#### Given instruction
Pick out every line of the entries below where "this" occurs, and copy those lines.

## Start Given entries

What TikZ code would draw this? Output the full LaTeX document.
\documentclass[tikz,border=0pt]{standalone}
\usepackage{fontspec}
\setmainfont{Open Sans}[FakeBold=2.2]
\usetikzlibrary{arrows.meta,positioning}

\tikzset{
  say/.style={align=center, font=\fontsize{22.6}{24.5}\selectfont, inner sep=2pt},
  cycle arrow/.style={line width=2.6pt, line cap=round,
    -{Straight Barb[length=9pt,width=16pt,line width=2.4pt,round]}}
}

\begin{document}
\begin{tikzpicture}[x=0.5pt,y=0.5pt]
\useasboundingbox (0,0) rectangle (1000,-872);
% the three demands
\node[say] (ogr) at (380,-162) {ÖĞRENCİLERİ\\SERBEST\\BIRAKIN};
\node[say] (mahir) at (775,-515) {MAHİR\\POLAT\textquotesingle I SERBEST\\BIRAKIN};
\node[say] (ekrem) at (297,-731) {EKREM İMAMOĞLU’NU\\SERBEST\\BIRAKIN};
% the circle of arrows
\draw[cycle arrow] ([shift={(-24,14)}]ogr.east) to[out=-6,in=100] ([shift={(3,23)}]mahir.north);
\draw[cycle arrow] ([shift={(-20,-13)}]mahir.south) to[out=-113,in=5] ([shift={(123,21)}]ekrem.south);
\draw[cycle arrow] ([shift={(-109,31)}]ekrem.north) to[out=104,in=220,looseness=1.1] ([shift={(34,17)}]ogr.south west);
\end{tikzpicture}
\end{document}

## End Given entries
## Start Given entries

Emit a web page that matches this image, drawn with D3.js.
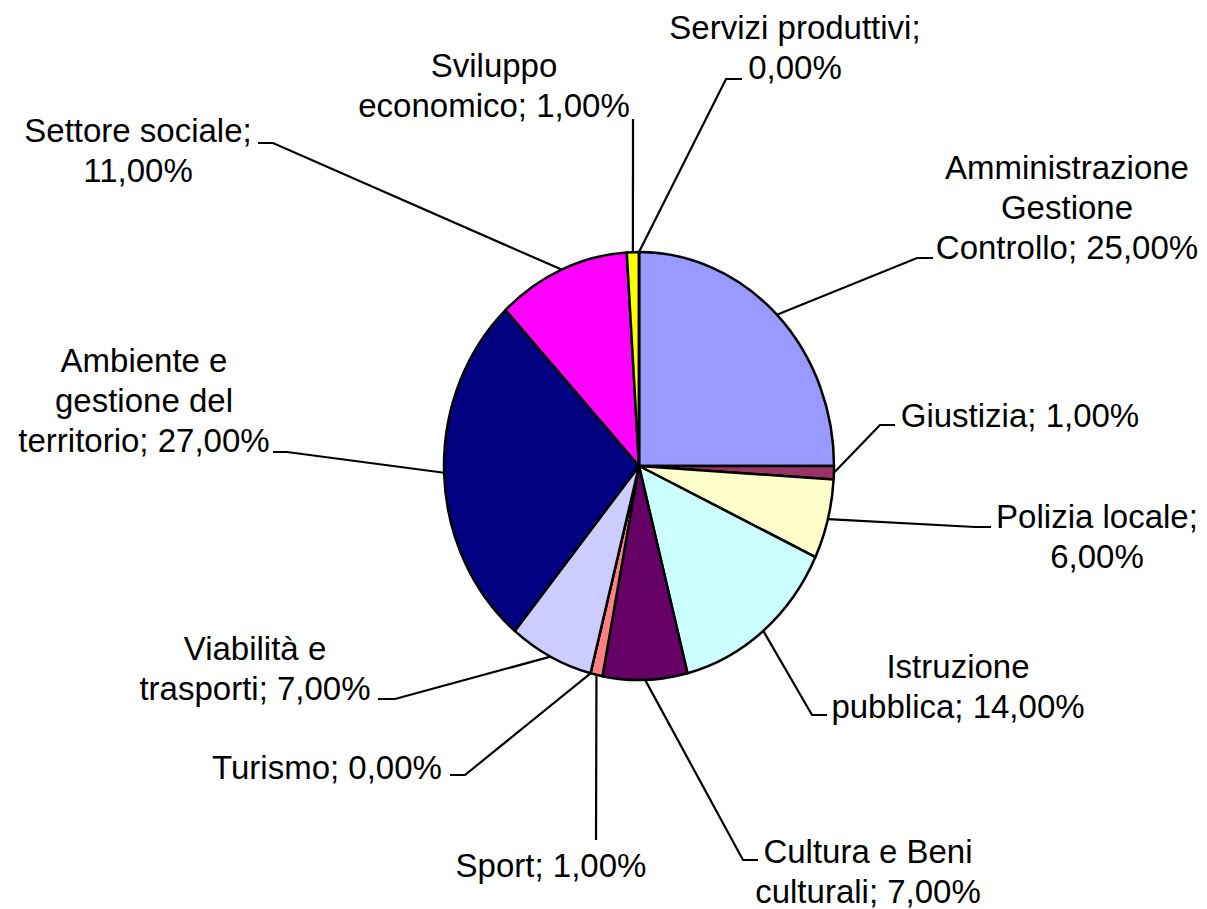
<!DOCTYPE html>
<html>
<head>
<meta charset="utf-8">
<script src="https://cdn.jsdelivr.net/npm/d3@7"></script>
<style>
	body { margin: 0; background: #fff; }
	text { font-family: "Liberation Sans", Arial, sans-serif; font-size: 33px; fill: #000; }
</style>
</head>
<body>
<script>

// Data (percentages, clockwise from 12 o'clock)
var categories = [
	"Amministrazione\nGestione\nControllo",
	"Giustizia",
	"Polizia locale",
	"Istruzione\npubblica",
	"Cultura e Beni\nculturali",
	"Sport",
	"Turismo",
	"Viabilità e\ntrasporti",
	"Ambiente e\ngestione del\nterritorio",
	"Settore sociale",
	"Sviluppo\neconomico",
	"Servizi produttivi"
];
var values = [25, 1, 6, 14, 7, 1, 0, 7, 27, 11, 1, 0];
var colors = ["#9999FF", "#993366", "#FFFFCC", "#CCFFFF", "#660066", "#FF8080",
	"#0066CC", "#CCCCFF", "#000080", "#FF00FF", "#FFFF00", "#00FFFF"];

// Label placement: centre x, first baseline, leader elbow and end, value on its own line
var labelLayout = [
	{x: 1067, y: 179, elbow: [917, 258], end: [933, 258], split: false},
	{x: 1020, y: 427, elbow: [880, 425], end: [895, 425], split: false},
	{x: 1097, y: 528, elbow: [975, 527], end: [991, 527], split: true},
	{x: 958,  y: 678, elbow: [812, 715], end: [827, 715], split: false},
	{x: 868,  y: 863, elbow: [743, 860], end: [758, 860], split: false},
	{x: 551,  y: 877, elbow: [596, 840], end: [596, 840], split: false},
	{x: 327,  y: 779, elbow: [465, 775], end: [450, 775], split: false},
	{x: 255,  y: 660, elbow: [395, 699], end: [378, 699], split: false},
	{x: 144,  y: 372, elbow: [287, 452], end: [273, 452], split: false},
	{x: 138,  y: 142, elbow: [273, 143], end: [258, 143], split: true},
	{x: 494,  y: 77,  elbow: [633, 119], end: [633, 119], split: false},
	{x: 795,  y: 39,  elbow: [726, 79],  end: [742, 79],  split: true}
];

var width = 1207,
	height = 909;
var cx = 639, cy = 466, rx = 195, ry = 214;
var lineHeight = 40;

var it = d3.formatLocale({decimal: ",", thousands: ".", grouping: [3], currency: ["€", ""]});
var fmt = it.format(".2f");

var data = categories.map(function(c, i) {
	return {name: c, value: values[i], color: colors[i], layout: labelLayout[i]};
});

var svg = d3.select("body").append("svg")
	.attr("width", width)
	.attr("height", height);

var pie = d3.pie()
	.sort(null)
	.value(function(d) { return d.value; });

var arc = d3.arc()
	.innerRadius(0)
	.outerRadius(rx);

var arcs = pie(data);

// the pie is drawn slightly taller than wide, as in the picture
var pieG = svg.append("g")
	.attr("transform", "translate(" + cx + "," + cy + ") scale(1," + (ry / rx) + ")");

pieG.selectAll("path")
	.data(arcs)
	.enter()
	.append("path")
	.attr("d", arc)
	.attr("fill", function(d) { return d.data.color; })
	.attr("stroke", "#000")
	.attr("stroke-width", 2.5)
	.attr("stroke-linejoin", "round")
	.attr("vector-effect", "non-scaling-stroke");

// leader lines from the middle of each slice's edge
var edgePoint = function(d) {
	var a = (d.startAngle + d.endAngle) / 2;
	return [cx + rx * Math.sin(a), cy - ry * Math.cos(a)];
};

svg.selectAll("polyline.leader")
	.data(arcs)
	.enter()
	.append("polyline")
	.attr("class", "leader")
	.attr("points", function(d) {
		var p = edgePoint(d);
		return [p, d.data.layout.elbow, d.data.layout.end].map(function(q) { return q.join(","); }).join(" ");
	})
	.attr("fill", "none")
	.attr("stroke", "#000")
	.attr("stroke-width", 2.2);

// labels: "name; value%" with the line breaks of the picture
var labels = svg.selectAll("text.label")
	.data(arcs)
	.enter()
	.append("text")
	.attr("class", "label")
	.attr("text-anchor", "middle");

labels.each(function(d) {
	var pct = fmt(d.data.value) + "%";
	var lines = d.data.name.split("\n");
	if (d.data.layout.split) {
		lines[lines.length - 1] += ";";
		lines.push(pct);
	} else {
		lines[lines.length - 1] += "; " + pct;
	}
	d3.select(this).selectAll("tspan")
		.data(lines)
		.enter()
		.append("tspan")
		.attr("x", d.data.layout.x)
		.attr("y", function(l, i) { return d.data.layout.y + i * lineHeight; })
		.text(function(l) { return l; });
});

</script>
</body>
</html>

## End Given entries

#### Correct result
What TikZ code would draw this? Output the full LaTeX document.
Emit a web page that matches this image, drawn with D3.js.
	d3.select(this).selectAll("tspan")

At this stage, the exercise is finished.